Nearly one hundred thousand people purchased a copy of Prose Combat on its release week in February 1994, the kind of achievement that only a handful of rappers could afford through the whole history of the genre in France. During awards season, MC Solaar won Male Artist Of The Year and Best Video for the never-ending tracking shot of “Nouveau Western”, directed by Stéphane Sednaoui. Beyond the accolades, Prose Combat also became a watershed for a certain brand of lighthearted rap that would be, for a few years, an ideological picket line, with its ephemeral radio stars (Ménélik, Alliance Ethnik, Mad in Paris) and its frowning detractors. “Nouveau Western”, with its spot-on sample (courtesy of Serge Gainsbourg and Brigitte Bardot) and its meta commentary on America’s cultural hegemony, naturally positioned MC Solaar as the living embodiment of French flair. A few years ahead of Daft Punk, he was becoming, quite possibly, the prime ambassador of French music around the world (his American peers had taken note: a few months before Prose Combat, Solaar made a star turn alongside Guru in the first Jazzmatazz album).

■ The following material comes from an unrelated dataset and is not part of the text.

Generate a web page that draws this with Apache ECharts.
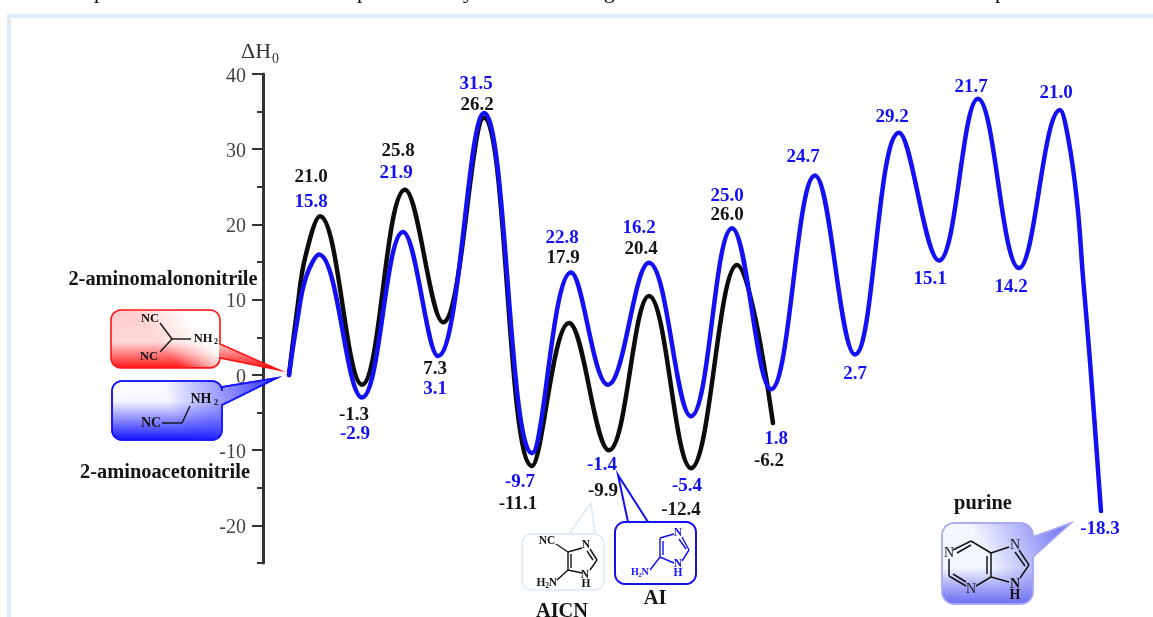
<!DOCTYPE html>
<html><head><meta charset="utf-8">
<style>html,body{margin:0;padding:0;background:#fff}#c{width:1153px;height:617px}</style>
<script src="https://cdn.jsdelivr.net/npm/echarts@6/dist/echarts.min.js"></script>
</head><body><div id="c"></div>
<script>
// ---- data ----
var blackX = [0,0.8,1.6,3.1,7.3,11.6,15.4,19.5,24.3,28,32,36,40.2,44.8,48.4];
var blackY = [0,8.5,15.5,21.1,-1.3,24.6,7,34.2,-12.1,6.9,-10,10.5,-12.4,14.6,-6.4];
var blueX = [0,0.8,1.7,3,7.3,11.4,14.9,19.5,24.3,28.2,31.9,36,40.2,44.3,48.2,52.6,56.6,61,65,68.9,73,77.1,77.9,78.8,79.4,80.1,81.2];
var blueY = [0,7,13,16,-3,19,2.5,34.8,-10.4,13.6,-1.3,14.9,-5.5,19.5,-1.9,26.5,2.7,32.2,15.2,36.7,14.2,35.2,31.6,23.1,13,1.8,-18.1];
var blackLabels = ['21.0','-1.3','25.8','7.3','26.2','-11.1','17.9','-9.9','20.4','-12.4','26.0','-6.2'];
var blueLabels = ['15.8','-2.9','21.9','3.1','31.5','-9.7','22.8','-1.4','16.2','-5.4','25.0','1.8','24.7','2.7','29.2','15.1','21.7','14.2','21.0','-18.3'];
var yMajorTicks = [-20,-10,0,10,20,30,40];
var yMinorTicks = [-25,-15,-5,5,15,25,35];
// ---- layout of the annotations ----
var blackLabelPos = [[311,177],[354,415],[398,151],[435,369],[477,105],[518,504],[563,258],[603,491],[641,249],[681,510],[727,215],[769,461]];
var blueLabelPos = [[311,202],[355,434],[396,173],[435,389],[476,84],[520,482],[562,238],[602,465],[639,228],[687,486],[727,196],[776,439],[803,157],[855,374],[892,117],[930,279],[971,87],[1011,287],[1056,93],[1100,529]];
var BLACK='#141414', BLUE='#1410f4', SERIF='"Liberation Serif", serif';
var g=[];
function txt(s,x,y,o){o=o||{};g.push({type:'text',x:x,y:y,z:o.z||20,style:{text:s,fill:o.c||BLACK,font:(o.w||'bold')+' '+(o.s||20.4)+'px '+SERIF,align:o.a||'center',verticalAlign:'middle'}});}
function bond(a,b,c,d,col,w){g.push({type:'line',z:20,shape:{x1:a,y1:b,x2:c,y2:d},style:{stroke:col||BLACK,lineWidth:w||1.4}});}
function sub(s,x,y,o){o=o||{};o.s=o.s||12;txt(s,x,y,o);}
function call(x0,y0,x1,y1,r,tail,side){
  var p=[],cs=[[x1-r,y0+r,-90],[x1-r,y1-r,0],[x0+r,y1-r,90],[x0+r,y0+r,180]],i,k;
  for(i=0;i<4;i++){
    for(k=0;k<=6;k++){var a=(cs[i][2]+k*15)*Math.PI/180;p.push([cs[i][0]+r*Math.cos(a),cs[i][1]+r*Math.sin(a)]);}
    if(side==='right'&&i===0) tail.forEach(function(t){p.push(t);});
  }
  if(side==='top') tail.forEach(function(t){p.push(t);});
  return p;
}
function shape(pts,fill,stroke,w){g.push({type:'polygon',z:10,shape:{points:pts},style:{fill:fill,stroke:stroke,lineWidth:w||0}});}
function lg(x,y,x2,y2,st){return {type:'linear',x:x,y:y,x2:x2,y2:y2,global:true,colorStops:st.map(function(s){return {offset:s[0],color:s[1]};})};}

// page remnants
g.push({type:'rect',z:1,shape:{x:7,y:14,width:1146,height:4},style:{fill:'#deeaf8'}});
g.push({type:'rect',z:1,shape:{x:7,y:14,width:4,height:603},style:{fill:'#deeaf8'}});
[['served',0],['preferred',94],['formation',187],['of',290],['purine',357],['by',452],['heating',550],['of',655],['formamide',700],['because',800],['HCN',895],['is',950],['produced',995],['fo',1120]].forEach(function(w){
  g.push({type:'text',x:w[1],y:3.5,z:1,style:{text:w[0],fill:'#000',font:'22px '+SERIF,align:'left',verticalAlign:'bottom'}});
});

// callouts
var redP=call(111,310,220,368,10,[[220,344],[279,370],[220,358]],'right');
shape(redP,lg(0,310,0,368,[[0,'#ffcccc'],[0.55,'#ffd8d8'],[1,'#ff1414']]),'#ff1414',1.6);
shape(call(112,311,219,367,9,[],''),lg(165,350,205,315,[[0,'rgba(255,255,255,0)'],[0.7,'rgba(255,255,255,0.95)'],[1,'rgba(255,255,255,1)']]));
var bluP=call(112,381,222,440,10,[[222,387],[277,378],[222,405]],'right');
shape(bluP,lg(0,381,0,440,[[0,'#ffffff'],[0.35,'#f4f4ff'],[1,'#1414ff']]),'#1414ff',1.6);
shape(bluP,lg(175,420,280,385,[[0,'rgba(40,40,255,0)'],[0.4,'rgba(70,70,255,0.45)'],[1,'rgba(40,40,255,1)']]),'#1414ff',1.6);
shape(call(522,534,604,590,10,[[595,534],[591,503],[569,534]],'top').slice(0),'#fff','#dce9f7',1.6);
shape(call(615,522,696,584,10,[[648,522],[618,475],[628,522]],'top'),'#fff',BLUE,2);
var purP=call(942,523,1033,604,12,[[1033,537],[1071,523],[1033,557]],'right');
shape(purP,lg(0,523,0,604,[[0,'#f2f6ff'],[0.55,'#f4f7ff'],[0.8,'#a4a4f8'],[1,'#6c6cf4']]),'#a8a8f6',1.4);
shape(purP,lg(985,560,1060,530,[[0,'rgba(125,125,245,0)'],[1,'rgba(125,125,245,1)']]),'#a8a8f6',1.4);

// red molecule
bond(160,323,172,339);bond(172,339,160,352);bond(172,339,191,339);
txt('NC',150,319,{s:12.5});txt('NC',149,357,{s:12.5});txt('NH',203,339,{s:12.5});sub('2',216,342,{s:8});
// blue molecule
bond(162,423,182,423);bond(182,423,190,406);
txt('NC',151,423,{s:14});txt('NH',201,399,{s:14});sub('2',216,403,{s:9});
// AICN
bond(556,544,568,552);bond(568,552,568,570);bond(571,554,571,568);bond(568,552,582,548);bond(590,549,597,560);bond(587,551,593,560);bond(597,560,590,570);bond(582,573,568,570);bond(568,570,557,580);
txt('NC',547,541,{s:11.5});txt('N',586,545,{s:11.5});txt('N',585,575,{s:11.5});txt('H',586,584,{s:11.5});
txt('H',541,583,{s:11.5});sub('2',547,586,{s:7.5});txt('N',553,583,{s:11.5});
// AI
bond(660,538,660,557,BLUE);bond(663,541,663,555,BLUE);bond(660,538,674,534,BLUE);bond(682,537,689,550,BLUE);bond(679,539,686,549,BLUE);bond(689,550,682,561,BLUE);bond(674,563,660,557,BLUE);bond(660,557,650,570,BLUE);
txt('N',678,533,{s:11.5,c:BLUE});txt('N',678,564,{s:11.5,c:BLUE});txt('H',678,573,{s:11.5,c:BLUE});
txt('H',635,572,{s:10,c:BLUE});sub('2',640,575,{s:7,c:BLUE});txt('N',645,572,{s:10,c:BLUE});
// purine
[[953,550,971,541],[957,553,971,545],[971,541,991,553],[991,553,991,577],[987,556,987,574],[991,577,976,586],[966,586,949,576],[966,582,953,574],[949,576,949,559],[991,553,1009,547],[1019,550,1029,565],[1015,552,1025,566],[1029,565,1020,578],[1009,582,991,577]].forEach(function(b){bond(b[0],b[1],b[2],b[3],BLACK,1.5);});
txt('N',949,553,{w:'normal',s:14});txt('N',971,589,{w:'normal',s:14});txt('N',1015,545,{w:'normal',s:14});txt('N',1015,584,{s:14});txt('H',1015,595,{s:14});

// names
txt('2-aminomalononitrile',163,280);txt('2-aminoacetonitrile',165,473);
txt('AICN',562,612);txt('AI',655,599);txt('purine',983,504);
// value labels
blackLabels.forEach(function(s,i){txt(s,blackLabelPos[i][0],blackLabelPos[i][1],{s:19});});
blueLabels.forEach(function(s,i){txt(s,blueLabelPos[i][0],blueLabelPos[i][1],{s:19,c:BLUE});});

function pairs(xs,ys){return xs.map(function(x,i){return [x,ys[i]];});}
var chart=echarts.init(document.getElementById('c'),null,{renderer:'canvas'});
var axisColor='#333';
chart.setOption({
  animation:false,backgroundColor:'#fff',
  grid:{left:263,top:74,right:0,height:489,containLabel:false},
  xAxis:{type:'value',min:-2.6,max:86.4,show:false},
  yAxis:[
   {type:'value',min:-25,max:40,position:'left',
    name:'{a|ΔH}{b|0}',nameLocation:'end',nameGap:8,
    nameTextStyle:{align:'center',padding:[0,6,0,0],rich:{a:{fontFamily:SERIF,fontSize:22,color:'#333'},b:{fontFamily:SERIF,fontSize:14,color:'#333',verticalAlign:'bottom',padding:[14,0,0,1]}}},
    axisLine:{show:true,onZero:false,lineStyle:{color:axisColor,width:3}},
    axisTick:{show:true,length:11,lineStyle:{color:axisColor,width:2},customValues:yMajorTicks},
    axisLabel:{show:true,margin:17,formatter:'{v|{value}}',rich:{v:{fontFamily:SERIF,fontSize:20,color:'#444',padding:[5,0,0,0]}},customValues:yMajorTicks},
    splitLine:{show:false}},
   {type:'value',min:-25,max:40,position:'left',
    axisLine:{show:false,onZero:false},
    axisTick:{show:true,length:6,lineStyle:{color:axisColor,width:2},customValues:yMinorTicks},
    axisLabel:{show:false},splitLine:{show:false}}
  ],
  graphic:g,
  series:[
   {name:'2-aminomalononitrile',type:'line',data:pairs(blackX,blackY),smooth:0.4,symbol:'none',clip:false,z:3,lineStyle:{color:'#0c0c0c',width:4.5,cap:'round'}},
   {name:'2-aminoacetonitrile',type:'line',data:pairs(blueX,blueY),smooth:0.4,symbol:'none',clip:false,z:4,lineStyle:{color:BLUE,width:4.5,cap:'round'}}
  ]
});
</script></body></html>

This would all be a fleeting moment. Behind the scene, tactical disagreements and individual ambitions were starting to add a little dissonance to the Solaar equilibrium. Around the hyperactive Jimmy Jay, who wanted to create his own rap Motown, many younger artists were awaiting their moment to shine. There were more records to produce, more doors to open, and probably a little too much to handle. Jimmy Jay left in the middle of the Prose Combat tour. MC Solaar let him go. The two would never work together again. Their team-up had lasted just long enough to produce two instant classics, one great showcase compilation (Les Cool Sessions) and many promises. The year was 1995, their idea of French rap had just come into focus and yet, it was already the end of an era.